The sign outside the big box in Richfield, Minn., says Best Buy, but the inside of the building looks more like a mall than a single store.
The usual Blue Shirts and Geek Squad agents scurry across the sales floor, but Samsung, Microsoft, Pacific Kitchen and Magnolia occupy their own domains within Best Buy. They have large product displays, dedicated checkout areas, and employees wearing shirts that are distinctively not blue.
Best Buy stores are becoming more complex these days as CEO Hubert Joly has aggressively pursued a “store-within-a-store” concept more common among department stores and Asian retailers.
“Best Buy is really hustling to find its strategic way forward,” said Robin Lewis, CEO of the Robin Report, a newsletter that tracks the retail industry.
The benefits are clear: Higher sales of popular brands plus the rent Samsung and others pay to Best Buy Co. Inc. equals higher revenue for the consumer electronics retailer. It’s a formula Best Buy appears willing to replicate with other manufacturers.
“We’re always working with our vendors to find new ways to provide the best shopping experience for our customers,” said Best Buy spokeswoman Carly Morris.
But in reality, the concept is untested. Does ceding space to Samsung and Microsoft drive additional traffic and sales throughout the entire store? Will a Samsung employee really give up a potential sale if a shopper visiting the Samsung Experience shop can’t decide between a Galaxy smartphone or an iPhone 5?
Best Buy, after all, has portrayed itself as the retailer whose highly trained Blue Shirts offer customers knowledgeable and unbiased advice on products that best suit their needs. On a larger level, Best Buy runs the risk of eclipsing the brand that matters the most: Best Buy.

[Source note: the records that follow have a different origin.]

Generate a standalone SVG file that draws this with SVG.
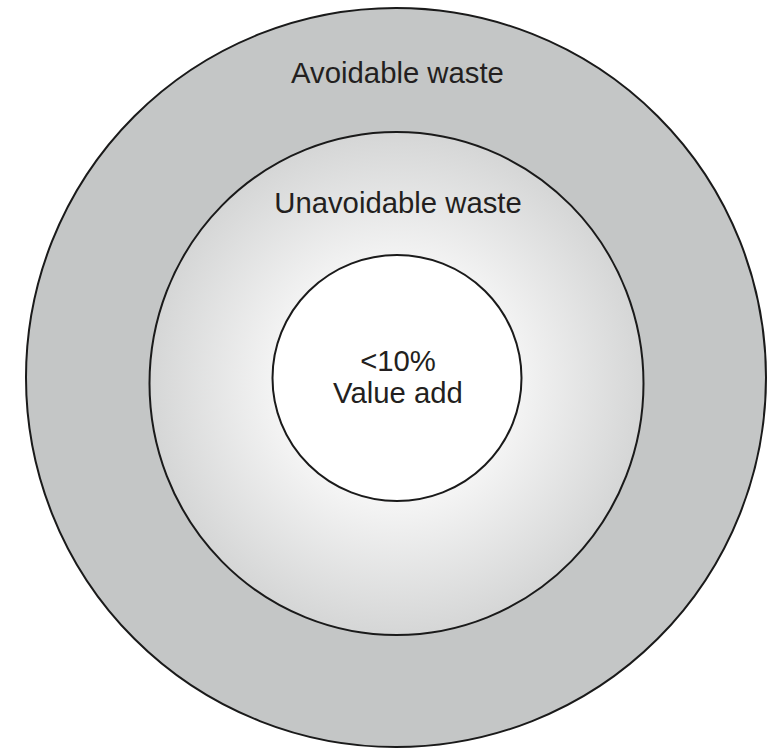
<svg xmlns="http://www.w3.org/2000/svg" width="780" height="749" viewBox="0 0 780 749">
  <defs>
    <radialGradient id="midGrad" cx="0.5" cy="0.5" r="0.5">
      <stop offset="0" stop-color="#ffffff"/>
      <stop offset="0.45" stop-color="#f6f6f6"/>
      <stop offset="1" stop-color="#d5d6d6"/>
    </radialGradient>
    <style>
      .ring { stroke: #1a1a1a; stroke-width: 2; }
      .lbl { font-family: "Liberation Sans", Arial, sans-serif; font-size: 29.3px; fill: #231f20; text-anchor: middle; }
    </style>
  </defs>
  <rect width="780" height="749" fill="#ffffff"/>
  <g id="avoidable">
    <ellipse class="ring" cx="396" cy="377.5" rx="370" ry="369.5" fill="#c4c6c6"/>
    <text class="lbl" x="397.5" y="83">Avoidable waste</text>
  </g>
  <g id="unavoidable">
    <ellipse class="ring" cx="396.5" cy="383.5" rx="247" ry="251.5" fill="url(#midGrad)"/>
    <text class="lbl" x="398" y="213">Unavoidable waste</text>
  </g>
  <g id="valueadd">
    <ellipse class="ring" cx="397" cy="378" rx="124.5" ry="123" fill="#ffffff"/>
    <text class="lbl" x="398" y="371">&lt;10%</text>
    <text class="lbl" x="398" y="403">Value add</text>
  </g>
  <g id="connectors"/>
</svg>
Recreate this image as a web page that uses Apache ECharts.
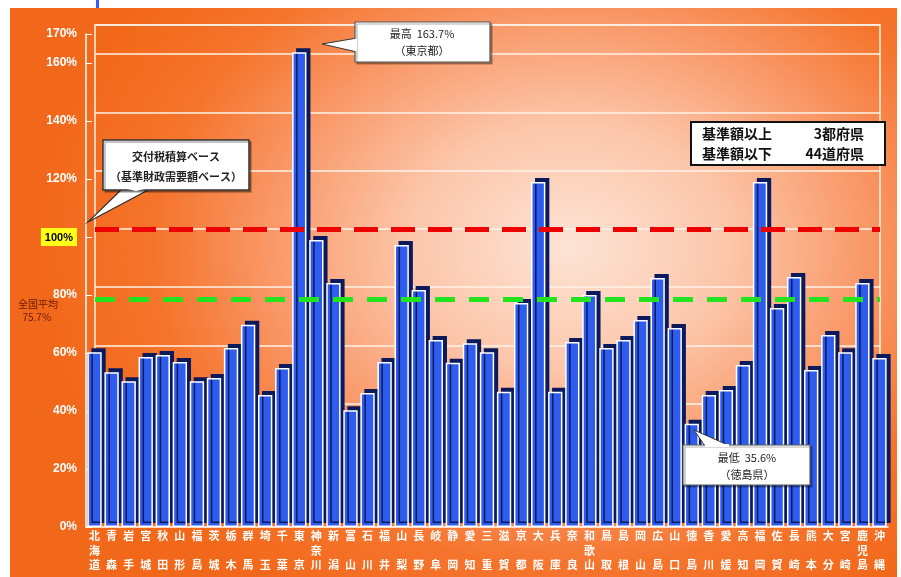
<!DOCTYPE html>
<html>
<head>
<meta charset="utf-8">
<script src="https://cdn.jsdelivr.net/npm/echarts@6/dist/echarts.min.js"></script>
<style>
  html, body { margin: 0; padding: 0; background: #fff; }
  #bg {
    position: absolute; left: 10px; top: 8px; width: 887px; height: 569px;
    background: radial-gradient(ellipse 60% 72% at 63% 42%, #fde4d6 0%, #fcc6aa 30%, #f99868 56%, #f5742c 78%, #f2681a 100%);
  }
  #main { position: absolute; left: 0; top: 0; width: 901px; height: 577px; }
</style>
</head>
<body>
<div id="bg"></div>
<div id="main"></div>
<script>
  /** 都道府県 */
  const prefNames = ['北海道', '青森', '岩手', '宮城', '秋田', '山形', '福島', '茨城', '栃木', '群馬',
    '埼玉', '千葉', '東京', '神奈川', '新潟', '富山', '石川', '福井', '山梨', '長野',
    '岐阜', '静岡', '愛知', '三重', '滋賀', '京都', '大阪', '兵庫', '奈良', '和歌山',
    '鳥取', '島根', '岡山', '広島', '山口', '徳島', '香川', '愛媛', '高知', '福岡',
    '佐賀', '長崎', '熊本', '大分', '宮崎', '鹿児島', '沖縄']

  /** 基準財政需要額に対する割合 (%) */
  const ratioValues = [60.3, 53.4, 50.3, 58.6, 59.3, 56.9, 50.3, 51.4, 61.7, 69.7,
    45.5, 54.8, 163.7, 99.0, 84.1, 40.3, 46.2, 56.9, 97.2, 81.7,
    64.5, 56.6, 63.4, 60.3, 46.6, 77.2, 119.0, 46.6, 63.8, 80.0,
    61.7, 64.5, 71.4, 85.9, 68.6, 35.6, 45.5, 47.2, 55.9, 119.0,
    75.5, 86.2, 54.1, 66.2, 60.3, 84.1, 58.3]

  /** 基準線 */
  const baseLine = 100
  const nationalAverage = 75.7

  /** 縦軸 */
  const yMin = 0
  const yMax = 170
  const yStep = 20

  const chart = echarts.init(document.getElementById('main'))
  const cjk = '"Noto Sans CJK JP", sans-serif'

  chart.setOption({
    backgroundColor: 'transparent',
    animation: false,
    grid: [
      // 奥の壁
      { left: 95, right: 21, top: 25, bottom: 57, show: true, borderColor: '#fff3e8', borderWidth: 1.5, backgroundColor: 'transparent' },
      // 手前 (棒グラフ)
      { left: 86, right: 13, top: 34, bottom: 50 }
    ],
    xAxis: [
      { gridIndex: 0, type: 'category', data: prefNames, show: false },
      {
        gridIndex: 1,
        type: 'category',
        data: prefNames,
        axisLine: { show: true, lineStyle: { color: '#ffffff', width: 1.5 } },
        axisTick: { show: false },
        axisLabel: {
          interval: 0,
          margin: 2,
          color: '#ffffff',
          fontWeight: 'bold',
          fontSize: 11,
          lineHeight: 14.5,
          fontFamily: cjk,
          formatter: name => name.length === 2 ? name[0] + '\n\n' + name[1] : name.split('').join('\n')
        }
      }
    ],
    yAxis: [
      {
        gridIndex: 0,
        type: 'value',
        min: yMin,
        max: yMax,
        interval: yStep,
        axisLabel: { show: false },
        axisTick: { show: false },
        axisLine: { show: false },
        splitLine: { show: true, lineStyle: { color: '#fff3e8', width: 1.5 } }
      },
      {
        gridIndex: 1,
        type: 'value',
        min: yMin,
        max: yMax,
        interval: yStep,
        axisLine: { show: true, lineStyle: { color: '#ffffff', width: 1.5 } },
        axisTick: { show: true, inside: true, length: 6, lineStyle: { color: '#ffffff' } },
        splitLine: { show: false },
        axisLabel: {
          margin: 9,
          color: '#ffffff',
          fontWeight: 'bold',
          fontSize: 12,
          fontFamily: 'Arial, "Liberation Sans", sans-serif',
          formatter: v => v === baseLine ? '{hl|' + v + '%}' : v + '%',
          rich: {
            hl: {
              backgroundColor: '#ffff1a',
              color: '#000000',
              fontWeight: 'bold',
              fontSize: 11,
              padding: [4, 4, 3, 4]
            }
          }
        }
      }
    ],
    series: [
      {
        name: '割合',
        type: 'bar',
        xAxisIndex: 1,
        yAxisIndex: 1,
        data: ratioValues,
        barWidth: '84%',
        z: 3,
        itemStyle: {
          color: '#2d5cef',
          borderColor: '#ffffff',
          borderWidth: 1.5,
          shadowColor: '#0b1a5c',
          shadowOffsetX: 4,
          shadowOffsetY: -4,
          shadowBlur: 0
        }
      },
      {
        name: '基準線',
        type: 'line',
        xAxisIndex: 0,
        yAxisIndex: 0,
        data: prefNames.map(() => null),
        showSymbol: false,
        z: 10,
        markLine: {
          silent: true,
          symbol: 'none',
          label: { show: false },
          data: [
            { yAxis: baseLine, lineStyle: { color: '#ee0000', width: 5, type: [24, 13] } },
            { yAxis: nationalAverage, lineStyle: { color: '#22e41e', width: 5, type: [20, 14] } }
          ]
        }
      }
    ],
    graphic: [
      { type: 'rect', left: 96, top: 0, shape: { width: 3, height: 8 }, style: { fill: '#3a5cff' } },
      // 全国平均
      {
        type: 'text', left: 18, top: 298, z: 100,
        style: { text: '全国平均\n  75.7%', fill: '#6a1a00', font: '10px ' + cjk, lineHeight: 13 }
      },
      // 交付税積算ベース
      {
        type: 'polygon', z: 99,
        shape: { points: [[122, 189], [88, 222], [150, 189]] },
        style: { fill: '#ffffff', stroke: '#333333', lineWidth: 1.2 }
      },
      {
        type: 'rect', z: 100,
        shape: { x: 103, y: 140, width: 146, height: 50 },
        style: { fill: '#ffffff', stroke: '#333333', lineWidth: 1.5, shadowColor: 'rgba(0,0,0,0.3)', shadowOffsetX: 2, shadowOffsetY: 2 }
      },
      { type: 'polygon', z: 101, shape: { points: [[123, 188], [149, 188], [136, 191]] }, style: { fill: '#ffffff' } },
      {
        type: 'text', z: 102, x: 176, y: 157,
        style: { text: '交付税積算ベース', fill: '#222', font: 'bold 11px ' + cjk, align: 'center', verticalAlign: 'middle' }
      },
      {
        type: 'text', z: 102, x: 176, y: 177,
        style: { text: '（基準財政需要額ベース）', fill: '#222', font: 'bold 11px ' + cjk, align: 'center', verticalAlign: 'middle' }
      },
      // 最高
      {
        type: 'polygon', z: 99,
        shape: { points: [[357, 38], [322, 44], [357, 52]] },
        style: { fill: '#ffffff', stroke: '#333333', lineWidth: 1 }
      },
      {
        type: 'rect', z: 100,
        shape: { x: 355, y: 22, width: 135, height: 40 },
        style: { fill: '#ffffff', stroke: '#555555', lineWidth: 1.2, shadowColor: 'rgba(0,0,0,0.3)', shadowOffsetX: 2, shadowOffsetY: 2 }
      },
      { type: 'rect', z: 101, shape: { x: 354, y: 39, width: 3, height: 12 }, style: { fill: '#ffffff' } },
      {
        type: 'text', z: 102, x: 422, y: 34,
        style: { text: '最高  163.7%', fill: '#222', font: '11px ' + cjk, align: 'center', verticalAlign: 'middle' }
      },
      {
        type: 'text', z: 102, x: 422, y: 51,
        style: { text: '（東京都）', fill: '#222', font: '11px ' + cjk, align: 'center', verticalAlign: 'middle' }
      },
      // 基準額以上・以下
      {
        type: 'rect', z: 100,
        shape: { x: 691, y: 122, width: 194, height: 43 },
        style: { fill: '#ffffff', stroke: '#111111', lineWidth: 2 }
      },
      {
        type: 'text', z: 102, x: 702, y: 134,
        style: { text: '基準額以上', fill: '#111', font: 'bold 14px ' + cjk, verticalAlign: 'middle' }
      },
      {
        type: 'text', z: 102, x: 864, y: 134,
        style: { text: '3都府県', fill: '#111', font: 'bold 14px ' + cjk, align: 'right', verticalAlign: 'middle' }
      },
      {
        type: 'text', z: 102, x: 702, y: 154,
        style: { text: '基準額以下', fill: '#111', font: 'bold 14px ' + cjk, verticalAlign: 'middle' }
      },
      {
        type: 'text', z: 102, x: 864, y: 154,
        style: { text: '44道府県', fill: '#111', font: 'bold 14px ' + cjk, align: 'right', verticalAlign: 'middle' }
      },
      // 最低
      {
        type: 'polygon', z: 99,
        shape: { points: [[705, 446], [694, 430], [730, 446]] },
        style: { fill: '#ffffff', stroke: '#333333', lineWidth: 1 }
      },
      {
        type: 'rect', z: 100,
        shape: { x: 683, y: 445, width: 127, height: 40 },
        style: { fill: '#ffffff', stroke: '#555555', lineWidth: 1.2, shadowColor: 'rgba(0,0,0,0.3)', shadowOffsetX: 2, shadowOffsetY: 2 }
      },
      { type: 'rect', z: 101, shape: { x: 705, y: 444, width: 24, height: 3 }, style: { fill: '#ffffff' } },
      {
        type: 'text', z: 102, x: 747, y: 458,
        style: { text: '最低  35.6%', fill: '#222', font: '11px ' + cjk, align: 'center', verticalAlign: 'middle' }
      },
      {
        type: 'text', z: 102, x: 747, y: 475,
        style: { text: '（徳島県）', fill: '#222', font: '11px ' + cjk, align: 'center', verticalAlign: 'middle' }
      }
    ]
  })
</script>
</body>
</html>
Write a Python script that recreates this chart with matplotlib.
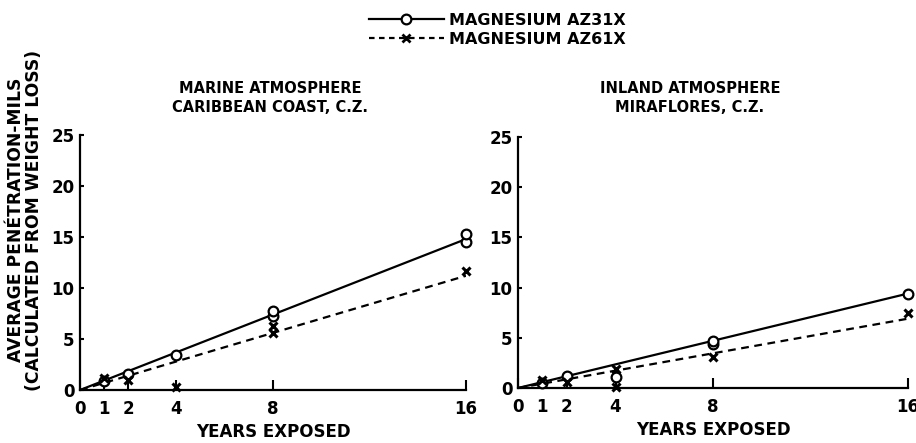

“It’s a fine line,” said Brian Kelly, a Chicago-based retail consultant and a former top executive at Sears and Eddie Bauer. “They’ve got to make sure Best Buy is the brand of choice for customers. Going overboard with store-within-a-store could diminish the power of the (Best Buy) brand.”
One of Joly’s top priorities as he restructures Best Buy is to boost sales by redesigning store space. Specifically, he wants stores to stock higher-growth products that could boost sales per square foot, the ultimate measure of a retailer’s health.
That’s where store-within-a-store concepts come in handy. Microsoft and Samsung are essentially leasing their spaces from Best Buy and each manufacturer controls their own pricing and merchandise decisions. That frees up Best Buy to concentrate on areas of the store, but it also benefits from Samsung and Microsoft’s investments in terms of sales and rent.
“It’s a weird kind of win-win” for the retailer and vendor, said Jeff Green, a Phoenix-based retail consultant. Microsoft and Samsung promote their brands without having to operate a full scale store. For Best Buy, “it’s a way for them to get away from all of that square footage.”
Morris, the company spokeswoman, declined to disclose the financial terms of its deals with Samsung and Microsoft except to say that Best Buy made “joint investments” with Microsoft in training, in-store setup, and marketing.
But research suggests that stores within a store don’t just occupy space. A study by marketing professors at the University of Pennsylvania and Carnegie Mellon say the concept can boost sales of high-value products that require a degree of service and can’t easily be found somewhere else in the store.
For example, Pacific Kitchen, an upscale appliance chain purchased by Best Buy in 2006, trains its own sales force, which seems to be paying off with several quarters of double-digit gains in appliance sales at stores open for at least a year.
“These efforts to partner with vendors should improve service levels, secure access to the latest and greatest products, and keep more customers purchasing at Best Buy,” Gary Balter, a retail analyst with Credit Suisse, wrote in a recent research report.
Should, however, doesn’t necessarily mean will.
Analysts like to say Samsung and Microsoft stores will bring buzz to Best Buy but whether that translates to additional sales throughout the store is far from clear.
Investors measure the value of a retailer in two ways: sales per square foot and customer traffic. Best Buy generates a seemingly robust $852 per square foot, compared to $303 for Target and $140 for J.C. Penney. But fewer people are visiting Best Buy stores, which means that $852 figure is likely to continue to fall unless the company can somehow reverse that trend.